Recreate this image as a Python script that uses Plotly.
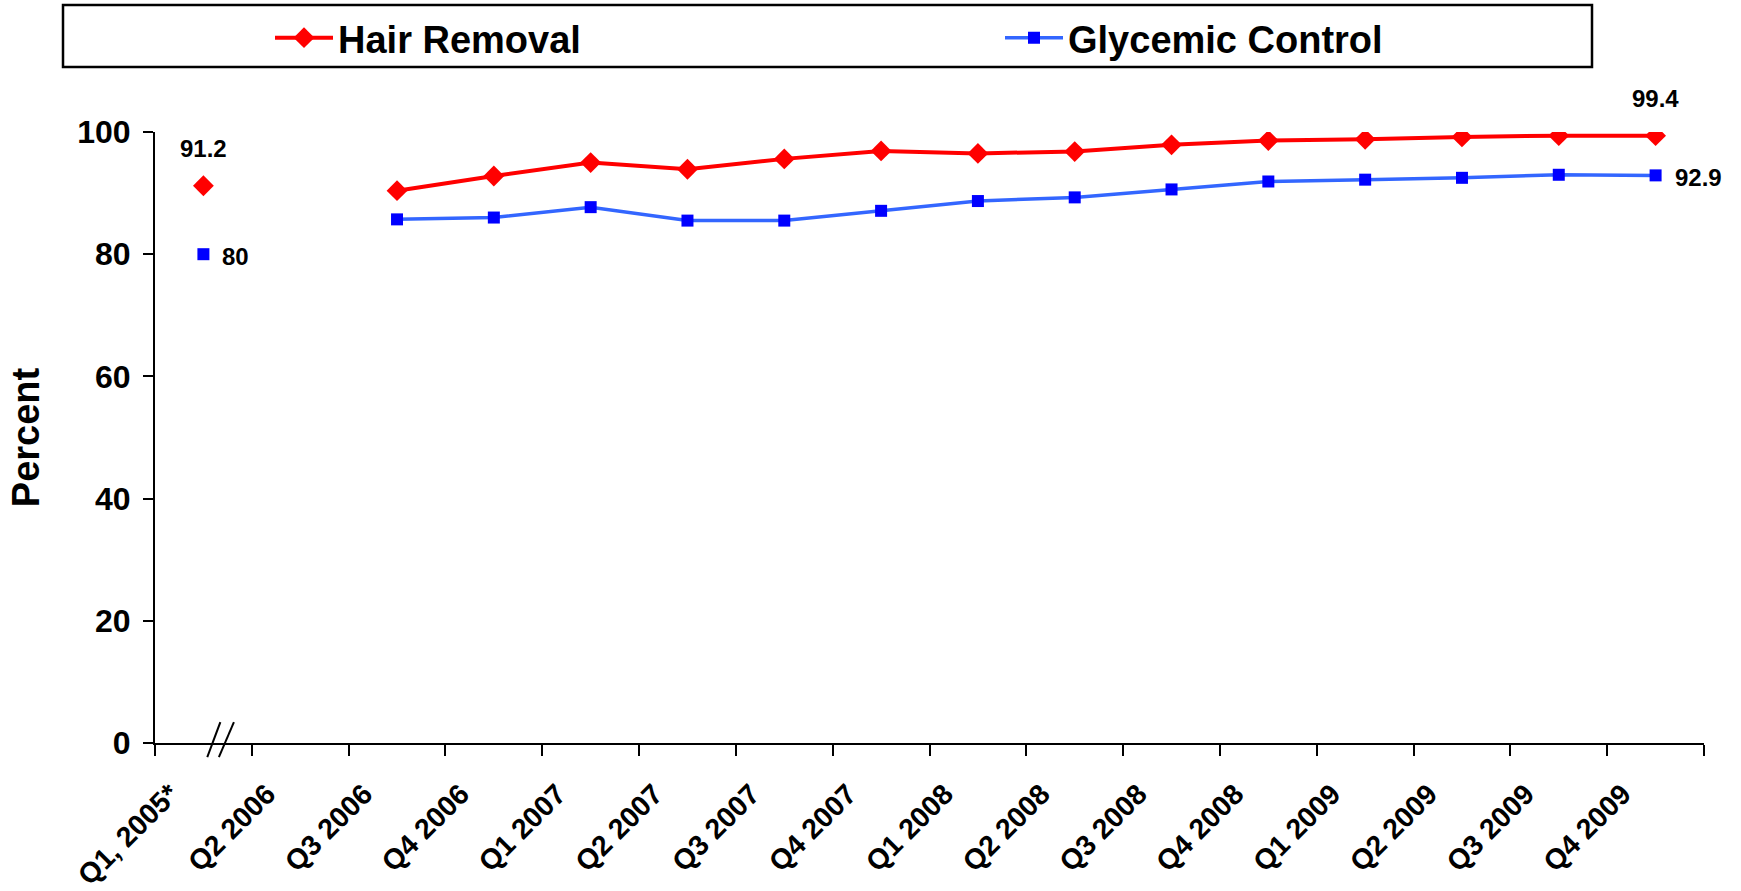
import plotly.graph_objects as go

# ---- data ----
quarters = ["Q1, 2005*", "Q2 2006", "Q3 2006", "Q4 2006", "Q1 2007", "Q2 2007",
            "Q3 2007", "Q4 2007", "Q1 2008", "Q2 2008", "Q3 2008", "Q4 2008",
            "Q1 2009", "Q2 2009", "Q3 2009", "Q4 2009"]
hair_removal = [91.2, None, 90.4, 92.8, 95.0, 93.9, 95.6, 96.9, 96.5, 96.8,
                97.9, 98.6, 98.8, 99.2, 99.4, 99.4]
glycemic_control = [80.0, None, 85.7, 86.0, 87.7, 85.5, 85.5, 87.1, 88.7, 89.3,
                    90.6, 91.9, 92.2, 92.5, 93.0, 92.9]
y_ticks = [0, 20, 40, 60, 80, 100]

FONT = "Liberation Sans, Arial, sans-serif"
W, H = 1741, 891
L, R, T, B = 155, 37, 132, 148
PW, PH = W - L - R, H - T - B
NCAT = len(quarters)

fig = go.Figure()
fig.add_trace(go.Scatter(
    x=quarters, y=hair_removal, name="Hair Removal", mode="lines+markers",
    line=dict(color="#FF0000", width=4), connectgaps=False,
    marker=dict(symbol="diamond", size=16, color="#FF0000"),
))
fig.add_trace(go.Scatter(
    x=quarters, y=glycemic_control, name="Glycemic Control", mode="lines+markers",
    line=dict(color="#3366FF", width=3.5), connectgaps=False,
    marker=dict(symbol="square", size=12, color="#0000FF"),
))

annotations = []
lab_font = dict(family=FONT, size=24, color="black", weight="bold")
# data labels at first and last points
for idx in (0, NCAT - 1):
    v = hair_removal[idx]
    annotations.append(dict(x=quarters[idx], y=v, text=f"{v:g}", showarrow=False,
                            yshift=37, font=lab_font))
    g = glycemic_control[idx]
    annotations.append(dict(x=quarters[idx], y=g, text=f"{g:g}", showarrow=False,
                            xanchor="left", xshift=17, yshift=-2, font=lab_font))

# legend box
shapes = [dict(type="rect", xref="paper", yref="paper",
               x0=(63 - L) / PW, x1=(1592 - L) / PW,
               y0=(H - B - 67) / PH, y1=(H - B - 5) / PH,
               line=dict(color="black", width=2.5), fillcolor="rgba(0,0,0,0)")]
# axis break marks "//" (category-offset positions converted to paper fraction)
for c0, c1 in ((0.04, 0.175), (0.16, 0.315)):
    shapes.append(dict(type="line", xref="paper", yref="paper",
                       x0=(c0 + 0.5) / NCAT, x1=(c1 + 0.5) / NCAT,
                       y0=-0.023, y1=0.034,
                       line=dict(color="black", width=2)))

fig.update_layout(
    width=W, height=H,
    margin=dict(l=L, r=R, t=T, b=B, autoexpand=False),
    paper_bgcolor="white", plot_bgcolor="white",
    font=dict(family=FONT, color="black"),
    showlegend=True,
    legend=dict(orientation="h", xref="container", yref="container",
                x=270 / W, y=1 - 38 / H, xanchor="left", yanchor="middle",
                font=dict(family=FONT, size=38, color="black", weight="bold"),
                itemwidth=58, entrywidth=657, entrywidthmode="pixels",
                bgcolor="rgba(0,0,0,0)", borderwidth=0, traceorder="normal"),
    xaxis=dict(type="category", categoryorder="array", categoryarray=quarters,
               range=[-0.5, NCAT - 0.5], tickson="boundaries",
               ticks="outside", ticklen=11, tickwidth=2, tickcolor="black",
               showline=True, linecolor="black", linewidth=2, showgrid=False,
               zeroline=False, tickangle=-45, ticklabelshift=-33, ticklabelstandoff=21,
               tickfont=dict(family=FONT, size=28.5, color="black", weight="bold")),
    yaxis=dict(range=[0, 100], tickvals=y_ticks, ticks="outside", ticklen=10,
               tickwidth=2, tickcolor="black", showline=True, linecolor="black",
               linewidth=2, showgrid=False, zeroline=False, ticklabelstandoff=6,
               tickfont=dict(family=FONT, size=32, color="black", weight="bold"),
               title=dict(text="Percent", standoff=26,
                          font=dict(family=FONT, size=38, color="black", weight="bold"))),
    annotations=annotations,
    shapes=shapes,
)

fig.write_html("out.html")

##############################

• [Stated goal]: Without any pictures, reproduce the lines from the first one in the material through the line that has "import plotly.graph_objects as go", exactly as they appear.

• [Answer to the task]:
Recreate this image as a Python script that uses Plotly.
import plotly.graph_objects as go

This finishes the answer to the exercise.